If you don’t know where to find peers, start by calling the other college workers in your city or your state. Begin meeting periodically to pray for your city and for one another. Call each other with questions, or to express concerns or frustrations. Hold up each other’s arms.

Seek coaching.

No matter how long you’ve been doing college ministry, find a coach. I spent years thinking that a coach would be nice, but was not a priority. I began working with a coach three years ago, and I can’t believe I didn’t prioritize it sooner. Coaching has helped me identify blind spots in my leadership and has been a constant source of encouragement for me during difficult seasons of ministry.

Seek networks.

If you’re a campus-based minister, there’s a good chance you’re already a part of a network. If not, find one, and lean into it! 
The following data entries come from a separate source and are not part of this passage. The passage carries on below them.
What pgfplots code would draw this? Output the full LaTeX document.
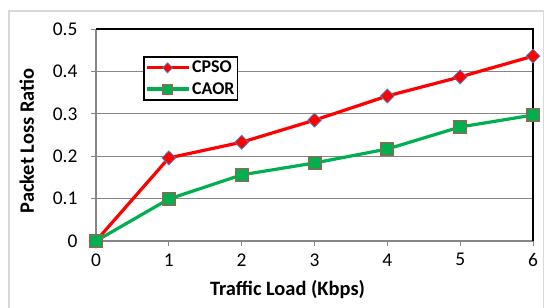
\documentclass[border=0pt]{standalone}
\usepackage{fontspec}
\setmainfont{Carlito}
\usepackage{pgfplots}
\pgfplotsset{compat=1.18}
\definecolor{gridgray}{RGB}{134,134,134}
\definecolor{cred}{RGB}{255,0,0}
\definecolor{cgreen}{RGB}{0,176,80}
\definecolor{cblue}{RGB}{79,129,189}
\definecolor{cedge}{RGB}{192,80,77}
\begin{document}
\begin{tikzpicture}[x=1bp,y=1bp]
\useasboundingbox (-96,-66) rectangle (448,241);
\begin{scope}
\clip (-96,-66) rectangle (448,241);
\draw[draw={rgb,255:red,217;green,217;blue,217},line width=1.2bp] (-87,-100) rectangle (447.5,230);
\end{scope}
\begin{axis}[
  at={(0,0)}, anchor=south west,
  scale only axis, width=437bp, height=212bp,
  xmin=0, xmax=6, ymin=0, ymax=0.5,
  xtick={0,1,2,3,4,5,6}, ytick={0,0.1,0.2,0.3,0.4,0.5},
  yticklabels={0,0.1,0.2,0.3,0.4,0.5},
  axis line style={draw=none},
  ymajorgrids, grid style={gridgray, line width=1.1bp},
  tick align=outside, major tick length=5bp,
  tick style={gridgray, line width=1bp},
  xtick pos=bottom, ytick pos=left,
  /pgf/number format/assume math mode=true,
  tick label style={font=\fontsize{19.5}{20}\selectfont, black},
  xticklabel style={yshift=-4bp},
  yticklabel style={xshift=-10bp},
  xlabel={\textbf{Traffic Load (Kbps)}},
  ylabel={\textbf{Packet Loss Ratio}},
  label style={font=\fontsize{20.5}{21}\selectfont},
  xlabel style={yshift=-7bp, xshift=-27bp},
  ylabel style={yshift=12bp, xshift=-6bp},
  clip=false,
  legend style={at={(rel axis cs:0.108,0.873)}, anchor=north west, draw=black, line width=1.6bp,
    font=\bfseries\fontsize{18}{19}\selectfont, inner xsep=1bp, inner ysep=2.5bp, row sep=4bp},
  legend cell align=left,
  legend image code/.code={\draw[mark repeat=2,mark phase=2, mark size=5bp] plot coordinates {(0bp,0bp)(21bp,0bp)(42bp,0bp)};},
]
\draw[gridgray, line width=1.1bp] (rel axis cs:0,0) -- (rel axis cs:1,0);
\draw[gridgray, line width=1.1bp] (rel axis cs:0,0) -- (rel axis cs:0,1);
\draw[black, line width=1.1bp] (rel axis cs:0,1) -- (rel axis cs:1,1) -- (rel axis cs:1,0);
\addplot[cred, line width=3.2bp, mark=diamond*, mark size=7bp,
  mark options={fill=cred, draw=cblue, line width=0.8bp, xscale=1.3}]
  coordinates {(0,0) (1,0.196) (2,0.233) (3,0.285) (4,0.342) (5,0.387) (6,0.436)};
\addlegendentry{CPSO}
\addplot[cgreen, line width=3.2bp, mark=square*, mark size=6.5bp,
  mark options={fill=cgreen, draw=cedge, line width=0.8bp}]
  coordinates {(0,0) (1,0.099) (2,0.156) (3,0.184) (4,0.217) (5,0.269) (6,0.297)};
\addlegendentry{CAOR}
\end{axis}
\end{tikzpicture}
\end{document}
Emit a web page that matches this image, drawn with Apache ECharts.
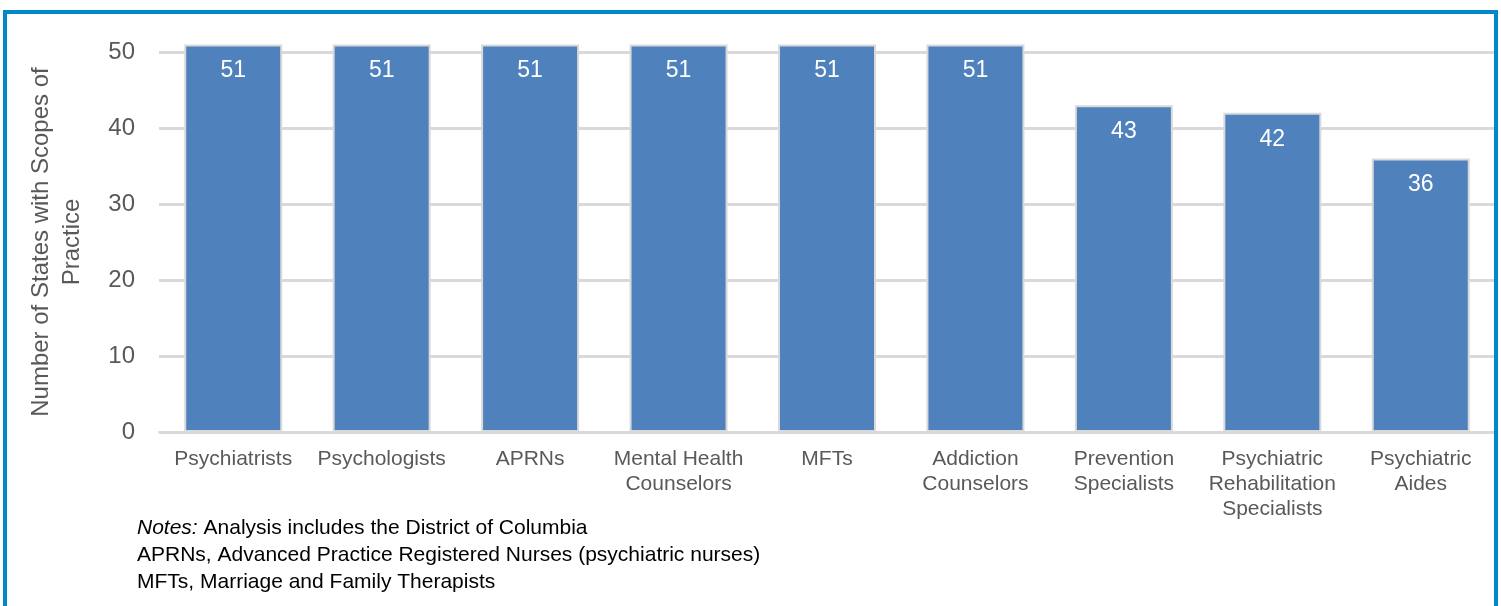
<!DOCTYPE html>
<html><head><meta charset="utf-8">
<script src="https://cdn.jsdelivr.net/npm/echarts@6/dist/echarts.min.js"></script>
<style>html,body{margin:0;padding:0;background:#fff}#c{width:1501px;height:606px}</style>
</head><body><div id="c"></div>
<script>
var categories = ['Psychiatrists','Psychologists','APRNs','Mental Health\nCounselors','MFTs','Addiction\nCounselors','Prevention\nSpecialists','Psychiatric\nRehabilitation\nSpecialists','Psychiatric\nAides'];
var values = [51,51,51,51,51,51,43,42,36];
var yTicks = [0,10,20,30,40,50];
var yAxisName = 'Number of States with Scopes of\nPractice';
var noteLines = ['Analysis includes the District of Columbia','APRNs, Advanced Practice Registered Nurses (psychiatric nurses)','MFTs, Marriage and Family Therapists'];

var chart = echarts.init(document.getElementById('c'), null, {renderer:'canvas'});
var font = 'Liberation Sans, Arial, sans-serif';
chart.setOption({
  animation:false,
  grid:{left:159, right:6, top:52, bottom:174, containLabel:false},
  xAxis:{type:'category', data:categories,
    axisLine:{show:true, lineStyle:{color:'#d9d9d9', width:2}},
    axisTick:{show:false},
    axisLabel:{color:'#595959', fontFamily:font, fontSize:21, lineHeight:25, margin:15, interval:0}
  },
  yAxis:{type:'value', min:yTicks[0], max:yTicks[yTicks.length-1], interval:10,
    name:yAxisName, nameLocation:'middle', nameGap:71, nameRotate:90,
    nameTextStyle:{color:'#595959', fontFamily:font, fontSize:24, lineHeight:31},
    axisLine:{show:false}, axisTick:{show:false},
    axisLabel:{color:'#595959', fontFamily:font, fontSize:24, margin:24},
    splitLine:{lineStyle:{color:'#d9d9d9', width:3}}
  },
  series:[{type:'bar', data:values, barWidth:98, clip:false,
    itemStyle:{color:'#4f81bd', borderColor:'#d9d9d9', borderWidth:2},
    label:{show:true, position:'insideTop', distance:15, color:'#ffffff', fontFamily:font, fontSize:23}
  }],
  graphic:[
    {type:'polyline', shape:{points:[[5,620],[5,12],[1496,12],[1496,620]]}, style:{stroke:'#0088c8', lineWidth:4, fill:null}, z:100},
    {type:'text', left:137, top:518, style:{text:'{i|Notes:} ' + noteLines[0], font:'21px '+font, fill:'#000',
      rich:{i:{fontStyle:'italic', fontSize:21, fontFamily:font, fill:'#000'}}}},
    {type:'text', left:137, top:545, style:{text:noteLines[1], font:'21px '+font, fill:'#000'}},
    {type:'text', left:137, top:572, style:{text:noteLines[2], font:'21px '+font, fill:'#000'}}
  ]
});
</script></body></html>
If you’re a church-based minister, however, you probably don’t have a network. I want to challenge you to take the time to find one and invest in it. I’ve connected with a few different networks that exist to encourage and equip church-based college ministers. Each time I spend time with these networks, I leave encouraged and challenged to take a step to improve my ministry. Two great places to check out are College Metro and Texas Roundup. These are annual conferences that work to network local churches engaging college campuses with the Gospel.

Develop a leadership team.

If you don’t have a leadership team, you’re missing one of the biggest encouragements in ministry. My favorite part of college ministry is investing in college students who believe in the mission of engaging campuses with the Gospel. Let them grow into the kind of men and women who can stand next to you and hold up your arms when you grow weary.

When you can’t find community, build it!

My final encouragement is this: if you can’t find a community, start building one! Call ministers at churches or in other ministries in your city, and begin by praying together. Praying together on mission will foster community quicker than any other action you could take. 

If you’re struggling to keep your arms up and have recognized you don’t have community, get out there and build some! You are not called to win the battle alone. I’m praying that God will surround you with meaningful community.